Delays in optical data transmission cause inconvenient lag times in communications and interfere with immersive experiences like gaming. Two factors that adversely affect the speed and reliability of optical communication are signal distortion over long distances and signal interference from noise. Optical modulators, which control certain properties of the light that carries the data, can contribute to transmission delays.

To address this issue, researchers at University of Central Florida, College of Optics and Photonics (UCF CREOL) and UCLA developed modulators that compare the amount and the timing of data moving through the system to ensure accurate, efficient transmission.

A 3D schematic of the four-phase electro-optic modulator developed by researchers at UCF CREOL and UCLA. The modulator compares the amount and timing of data to ensure accurate efficient transmission. Courtesy of UCF/CREOL.

The new class of modulators allows phase diversity (varied timing of signals) and differential operations (comparison of light signals) to be implemented concurrently on a single photonic integrated circuit (PIC). The modulator’s capacity for phase diversity compensates for a degradation in signal quality. The modulator’s capacity for differential operations enables it to overcome intensity noise and other common mode fluctuations and cancel the noise in optical communication links.

The researchers fabricated the new modulator, which they call a four-phase electro-optic modulator, in thin-film lithium niobate (TFLN) in a small footprint. The circuit comprises two nested interferometric structures (Mach-Zehnder modulators).

“Dubbed four-phase electro-optic modulators, the circuit is demonstrated on thin-film lithium niobate, which is an ultracompact platform for integrated photonic applications, including optical communication,” said Sasan Fathpour, a professor of optics and photonics at CREOL.

According to Fathpour, off-the-shelf optical components and existing modulator architectures are not capable of achieving phase diversity and differential operations simultaneously.

“The compactness of the thin-film lithium niobate platform allows tight integration of several components on the same small chip and helped [in] shaping up the concept of four-phase electro-optic modulators,” he said.

The four-phase electro-optic modulator is augmented by two dispersive optical fiber elements and fiber-optic delay lines for time-stretching and synchronization, respectively.

Time-stretch technology is an optical, slow-motion technique invented at UCLA in the 1990s to capture ultrafast, single-shot events. It has led to breakthroughs, such as the creation of the world’s fastest spectrometers, cameras, lidars, velocimeters, oscilloscopes, and more, UCLA professor Bahram Jalali said.
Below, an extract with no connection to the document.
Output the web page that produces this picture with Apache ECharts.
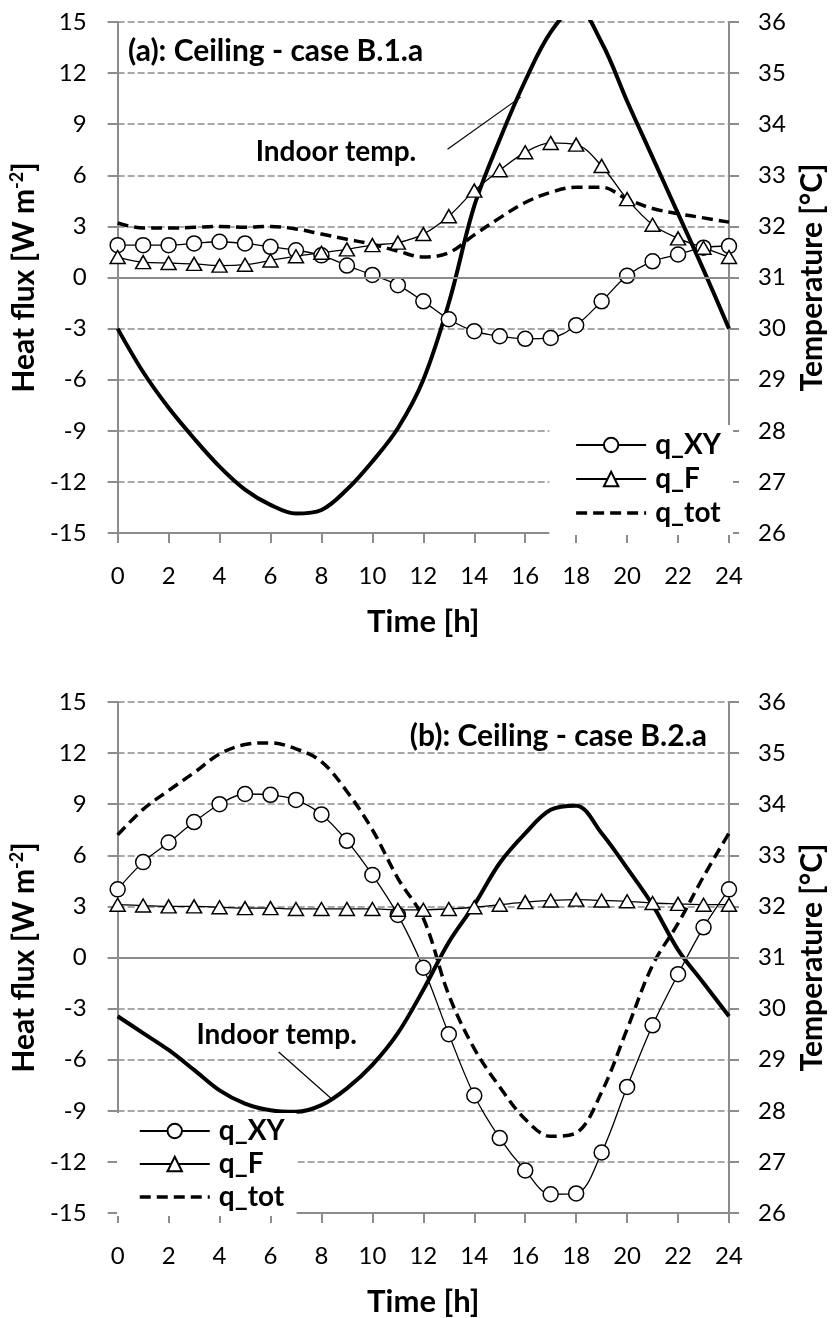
<!DOCTYPE html>
<html><head><meta charset="utf-8">
<script src="https://cdn.jsdelivr.net/npm/echarts@6/dist/echarts.min.js"></script>
<style>html,body{margin:0;padding:0;background:#fff}#c{width:835px;height:1318px}</style>
</head><body><div id="c"></div>
<script>
// ---------- data ----------
const hours = [0,1,2,3,4,5,6,7,8,9,10,11,12,13,14,15,16,17,18,19,20,21,22,23,24];
const xTicks = {min: 0, max: 24, interval: 2};
const fluxTicks = {min: -15, max: 15, interval: 3};
const tempTicks = {min: 26, max: 36, interval: 1};
const legendNames = ['q_XY', 'q_F', 'q_tot'];
const panelTitles = ['(a): Ceiling - case B.1.a', '(b): Ceiling - case B.2.a'];
const tempLabel = 'Indoor temp.';

// panel (a)
const aXY   = [1.9,1.9,1.9,2.0,2.1,2.0,1.8,1.6,1.3,0.7,0.15,-0.45,-1.4,-2.45,-3.15,-3.45,-3.6,-3.55,-2.8,-1.4,0.1,0.95,1.35,1.75,1.85];
const aF    = [1.2,0.9,0.85,0.8,0.7,0.75,1.0,1.25,1.45,1.65,1.9,2.05,2.55,3.6,5.1,6.3,7.35,7.9,7.8,6.55,4.6,3.1,2.3,1.75,1.2];
const aTot  = [3.2,2.9,2.9,2.95,3.0,2.95,3.0,2.85,2.55,2.25,1.95,1.55,1.2,1.45,2.5,3.5,4.4,5.0,5.3,5.3,4.6,4.05,3.75,3.5,3.25];
const aTemp = [30.0,29.15,28.45,27.85,27.3,26.85,26.55,26.38,26.45,26.85,27.4,28.05,29.0,30.5,32.4,33.7,34.85,35.8,36.3,35.6,34.45,33.35,32.25,31.15,30.0];

// panel (b)
const bXY   = [4.0,5.6,6.75,7.95,9.0,9.6,9.55,9.25,8.4,6.85,4.85,2.5,-0.6,-4.5,-8.1,-10.6,-12.5,-13.9,-13.85,-11.45,-7.6,-3.98,-0.98,1.77,4.0];
const bF    = [3.1,3.05,3.0,3.0,2.95,2.9,2.9,2.85,2.85,2.85,2.85,2.8,2.8,2.85,2.95,3.1,3.25,3.35,3.4,3.35,3.3,3.2,3.15,3.1,3.1];
const bTot  = [7.2,8.7,9.8,10.85,11.95,12.5,12.6,12.25,11.5,9.75,7.5,4.65,2.3,-2.2,-5.35,-7.6,-9.5,-10.5,-10.3,-7.9,-4.2,-0.45,2.0,4.75,7.3];
const bTemp = [29.85,29.52,29.19,28.8,28.4,28.14,28.01,27.98,28.11,28.44,28.9,29.52,30.37,31.3,32.03,32.85,33.43,33.89,33.97,33.43,32.75,32.03,31.15,30.5,29.85];

// annotation anchors (data coordinates: hour, temperature)
const aTextAt = [8.57, 33.46];
const aLeader = [[12.95, 33.51], [15.82, 34.53]];
const bTextAt = [6.24, 29.48];
const bLeader = [[6.32, 29.15], [8.45, 28.21]];

// ---------- styling ----------
const FONT = 'Lato, "Open Sans", sans-serif';
const GRAY = '#8c8c8c';
const pairs = ys => hours.map((h, i) => [h, ys[i]]);

function xAxis(gi) {
  return {
    type: 'value', gridIndex: gi, min: xTicks.min, max: xTicks.max, interval: xTicks.interval,
    name: 'Time [h]', nameLocation: 'middle', nameGap: 73,
    nameTextStyle: {fontFamily: FONT, fontSize: 31, fontWeight: 'bold', color: '#000'},
    axisLine: {show: true, onZero: false, lineStyle: {color: GRAY, width: 2}},
    axisTick: {show: true, inside: false, length: 10, lineStyle: {color: GRAY, width: 2}},
    axisLabel: {fontFamily: FONT, fontSize: 24, color: '#000', margin: 31},
    splitLine: {show: false}
  };
}
function fluxAxis(gi) {
  return {
    type: 'value', gridIndex: gi, position: 'left', min: fluxTicks.min, max: fluxTicks.max, interval: fluxTicks.interval,
    name: '{t|Heat flux [W m}{s|-2}{t|]}', nameLocation: 'middle', nameGap: 69, nameRotate: 90,
    nameTextStyle: {rich: {
      t: {fontFamily: FONT, fontSize: 30, fontWeight: 'bold', color: '#000', lineHeight: 32},
      s: {fontFamily: FONT, fontSize: 18, fontWeight: 'bold', color: '#000', verticalAlign: 'top', lineHeight: 32, padding: [0, 0, 13, 0]}
    }},
    axisLine: {show: true, onZero: false, lineStyle: {color: GRAY, width: 2}},
    axisTick: {show: true, inside: false, length: 10, lineStyle: {color: GRAY, width: 2}},
    axisLabel: {fontFamily: FONT, fontSize: 24, color: '#000', margin: 31},
    splitLine: {show: true, lineStyle: {color: GRAY, width: 1.5, type: [7, 3]}}
  };
}
function tempAxis(gi) {
  return {
    type: 'value', gridIndex: gi, position: 'right', min: tempTicks.min, max: tempTicks.max, interval: tempTicks.interval,
    name: 'Temperature [°C]', nameLocation: 'middle', nameGap: 68, nameRotate: 90,
    nameTextStyle: {fontFamily: FONT, fontSize: 30, fontWeight: 'bold', color: '#000'},
    axisLine: {show: true, onZero: false, lineStyle: {color: GRAY, width: 2}},
    axisTick: {show: true, inside: false, length: 10, lineStyle: {color: GRAY, width: 2}},
    axisLabel: {fontFamily: FONT, fontSize: 24, color: '#000', margin: 29},
    splitLine: {show: false}
  };
}

function panelSeries(xi, yl, yr, xy, f, tot, temp, textAt, leader) {
  return [
    {
      name: 'Indoor temp.', type: 'line', xAxisIndex: xi, yAxisIndex: yr, data: pairs(temp),
      smooth: 0.35, symbol: 'none', clip: true, z: 3,
      lineStyle: {color: '#000', width: 4},
      markLine: {silent: true, symbol: 'none', label: {show: false},
        lineStyle: {color: '#000', width: 1.2, type: 'solid'},
        data: [[{coord: leader[0]}, {coord: leader[1]}]]},
      markPoint: {silent: true, symbol: 'circle', symbolSize: 0,
        label: {show: true, position: 'inside', formatter: tempLabel, fontFamily: FONT, fontSize: 28, fontWeight: 'bold', color: '#000'},
        data: [{coord: textAt}]}
    },
    {
      name: 'q_XY', type: 'line', xAxisIndex: xi, yAxisIndex: yl, data: pairs(xy),
      smooth: 0.35, symbol: 'circle', symbolSize: 15, showAllSymbol: true, z: 4,
      lineStyle: {color: '#000', width: 1.3},
      itemStyle: {color: '#fff', borderColor: '#000', borderWidth: 1.5},
      markLine: {silent: true, symbol: 'none', label: {show: false},
        lineStyle: {color: GRAY, width: 2, type: 'solid'},
        data: [{yAxis: 0}]}
    },
    {
      name: 'q_F', type: 'line', xAxisIndex: xi, yAxisIndex: yl, data: pairs(f),
      smooth: 0.35, symbol: 'triangle', symbolSize: [15, 13], showAllSymbol: true, z: 4,
      lineStyle: {color: '#000', width: 1.3},
      itemStyle: {color: '#fff', borderColor: '#000', borderWidth: 1.5}
    },
    {
      name: 'q_tot', type: 'line', xAxisIndex: xi, yAxisIndex: yl, data: pairs(tot),
      smooth: 0.35, symbol: 'none', z: 3,
      lineStyle: {color: '#000', width: 3.5, type: [11, 6]},
      itemStyle: {color: '#000'}
    }
  ];
}

const legendText = {fontFamily: FONT, fontSize: 28, fontWeight: 'bold', color: '#000', padding: [0, 0, 0, 4]};
const legendData = [
  {name: legendNames[0]},
  {name: legendNames[1]},
  {name: legendNames[2], itemStyle: {opacity: 0, borderWidth: 0}, lineStyle: {width: 3.5, type: [11, 6], color: '#000'}}
];

const option = {
  animation: false,
  backgroundColor: '#fff',
  title: [
    {text: panelTitles[0], left: 123, top: 31, textStyle: {fontFamily: FONT, fontSize: 30, fontWeight: 'bold', color: '#000'}},
    {text: panelTitles[1], right: 123, top: 716, textStyle: {fontFamily: FONT, fontSize: 30, fontWeight: 'bold', color: '#000'}}
  ],
  legend: [
    {data: legendData, orient: 'vertical', right: 102, top: 425, itemWidth: 70, itemHeight: 18, itemGap: 6,
     padding: [6, 12, 8, 25], backgroundColor: '#fff', textStyle: legendText, selectedMode: false},
    {data: legendData, orient: 'vertical', left: 117, top: 1113, itemWidth: 70, itemHeight: 18, itemGap: 5,
     padding: [4, 12, 5, 21], backgroundColor: '#fff', textStyle: legendText, selectedMode: false}
  ],
  grid: [
    {left: 115, right: 101, top: 22, height: 511},
    {left: 115, right: 101, top: 702, height: 511}
  ],
  xAxis: [xAxis(0), xAxis(1)],
  yAxis: [fluxAxis(0), tempAxis(0), fluxAxis(1), tempAxis(1)],
  series: [
    ...panelSeries(0, 0, 1, aXY, aF, aTot, aTemp, aTextAt, aLeader),
    ...panelSeries(1, 2, 3, bXY, bF, bTot, bTemp, bTextAt, bLeader)
  ]
};

const chart = echarts.init(document.getElementById('c'), null, {renderer: 'canvas'});
chart.setOption(option);
</script>
</body></html>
UCF CREOL researchers Ehsan Ordouie and professor Sasan Fathpour have developed new technology to improve optical communication. Courtesy of UCF/CREOL.

“This new electro-optic modulator architecture culminated from the quest to create improved methods for encoding ultrafast data onto a laser beam to enable time-stretch instruments with high bandwidth and high sensitivity,” Jalali said.
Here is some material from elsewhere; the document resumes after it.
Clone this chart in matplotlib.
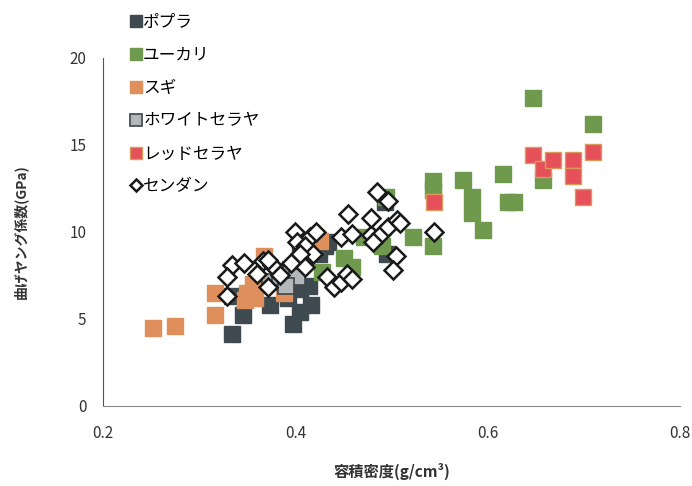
import matplotlib
matplotlib.use('Agg')
import matplotlib.pyplot as plt

plt.rcParams['font.family'] = ['Noto Sans CJK JP', 'DejaVu Sans']

# データ（容積密度 g/cm3, 曲げヤング係数 GPa）
poplar_x = [0.334, 0.345, 0.334, 0.374, 0.397, 0.405, 0.416, 0.405, 0.414, 0.405,
            0.410, 0.424, 0.431, 0.434, 0.495, 0.493, 0.392]
poplar_y = [4.1, 5.2, 6.3, 5.8, 4.7, 5.4, 5.8, 6.7, 6.9, 9.0,
            9.5, 8.7, 9.2, 9.4, 8.7, 11.7, 6.2]

euca_x = [0.494, 0.543, 0.543, 0.574, 0.584, 0.584, 0.595, 0.616, 0.621, 0.627,
          0.522, 0.543, 0.471, 0.490, 0.450, 0.459, 0.428, 0.647, 0.709, 0.657]
euca_y = [12.0, 12.9, 12.4, 13.0, 12.0, 11.1, 10.1, 13.3, 11.7, 11.7,
          9.7, 9.2, 9.7, 9.2, 8.5, 8.0, 7.7, 17.7, 16.2, 13.0]

sugi_x = [0.252, 0.275, 0.316, 0.316, 0.350, 0.358, 0.348, 0.356, 0.367, 0.388,
          0.419, 0.426]
sugi_y = [4.5, 4.6, 6.5, 5.2, 6.5, 6.2, 6.1, 7.0, 8.6, 6.5,
          9.6, 9.5]

white_x = [0.374, 0.384, 0.395, 0.402, 0.390]
white_y = [7.1, 7.4, 7.8, 7.4, 6.9]

red_x = [0.544, 0.647, 0.657, 0.668, 0.689, 0.689, 0.709, 0.699]
red_y = [11.7, 14.4, 13.6, 14.1, 14.1, 13.2, 14.6, 12.0]

sendan_x = [0.334, 0.346, 0.329, 0.329, 0.366, 0.360, 0.376, 0.384, 0.371, 0.371,
            0.400, 0.415, 0.402, 0.410, 0.418, 0.405, 0.395, 0.410,
            0.421, 0.447, 0.459, 0.478, 0.489, 0.496, 0.481,
            0.455, 0.478, 0.485, 0.496, 0.506, 0.509,
            0.504, 0.501, 0.544,
            0.433, 0.440, 0.447, 0.454, 0.459]
sendan_y = [8.1, 8.2, 7.4, 6.3, 8.3, 7.6, 8.1, 7.5, 6.8, 8.4,
            10.0, 9.7, 9.4, 9.2, 8.7, 8.7, 8.2, 8.0,
            10.0, 9.7, 9.9, 9.8, 9.9, 10.3, 9.4,
            11.0, 10.8, 12.3, 11.8, 10.7, 10.5,
            8.6, 7.8, 10.0,
            7.4, 6.8, 7.1, 7.6, 7.3]

fig = plt.figure(figsize=(6.92, 4.86), dpi=100)
ax = fig.add_axes([0.149, 0.165, 0.834, 0.716])

ms = 12
ax.plot(poplar_x, poplar_y, 's', ms=ms, color='#3e4a50', mec='#3e4a50', label='ポプラ')
ax.plot(euca_x, euca_y, 's', ms=ms, color='#6f9a4e', mec='#6f9a4e', label='ユーカリ')
ax.plot(sugi_x, sugi_y, 's', ms=ms, color='#de8f5c', mec='#de8f5c', label='スギ')
ax.plot(white_x, white_y, 's', ms=ms, color='#b4b7ba', mec='#3e4448', mew=1.2, label='ホワイトセラヤ')
ax.plot(red_x, red_y, 's', ms=ms, color='#e6505a', mec='#d99a5a', mew=1.0, label='レッドセラヤ')
ax.plot(sendan_x, sendan_y, 'D', ms=9.3, color='white', mec='#1a1a1a', mew=1.8, label='センダン')

ax.set_xlim(0.2, 0.8)
ax.set_ylim(0, 20)
ax.set_xticks([0.2, 0.4, 0.6, 0.8])
ax.set_yticks([0, 5, 10, 15, 20])
ax.tick_params(length=0, labelsize=11, colors='#333333', pad=12)
ax.tick_params(axis='x', pad=14)
for s in ['top', 'right']:
    ax.spines[s].set_visible(False)
ax.spines['left'].set_color('#555555')
ax.spines['bottom'].set_color('#888888')

ax.set_xlabel('容積密度(g/cm³)', fontsize=11, fontweight='bold', color='#333333', labelpad=15)
ax.set_ylabel('曲げヤング係数(GPa)', fontsize=10, fontweight='bold', color='#333333', labelpad=30)

fig.legend(loc='upper left', bbox_to_anchor=(0.172, 0.995), frameon=False,
           fontsize=12, handlelength=0.6, handletextpad=0.15, labelspacing=0.95,
           markerscale=0.7, borderpad=0.2)

plt.savefig('out.png', dpi=100)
The researchers analyzed the four-phase electro-optic modulator within the context of a time-stretch system used to analyze signal processing. They developed a comprehensive analytical model of the modulator and optimized the electro-optic bandwidth and efficiency of the modulator using simulation tools to fine-tune the technology.

The team demonstrated applications of the modulator in time-stretch data acquisition and in optical communication. Experimental results showed that the modulator could eliminate common mode noise and dispersion. In simulations, the researchers demonstrated that the modulator could improve signal quality and the power budget in optical communication systems.

“Our experiments demonstrate that this approach eliminates the inherent nulls in the frequency response, which is a significant advancement for photonic time-stretch systems and coherent optical communication systems,” researcher Ehsan Ordouie said.

The new modulator’s ability to mitigate noise and limitations in bandwidth in optical communications makes it worth the price of a more complicated architecture, according to the team.

“Although the proposed modulator is more complex than standard ones, leading to a larger chip size and potentially lower fabrication yield, we believe that the advantages of phase diversity and differential operations justify the added complexity,” Ordouie said. “This breakthrough represents a noteworthy advancement in the practical implementation of photonic systems, and opens up new possibilities for faster and more efficient data communication and acquisition.”

The research was published in Nature Communications (www.doi.org/10.1038/s41467-023-41772-y).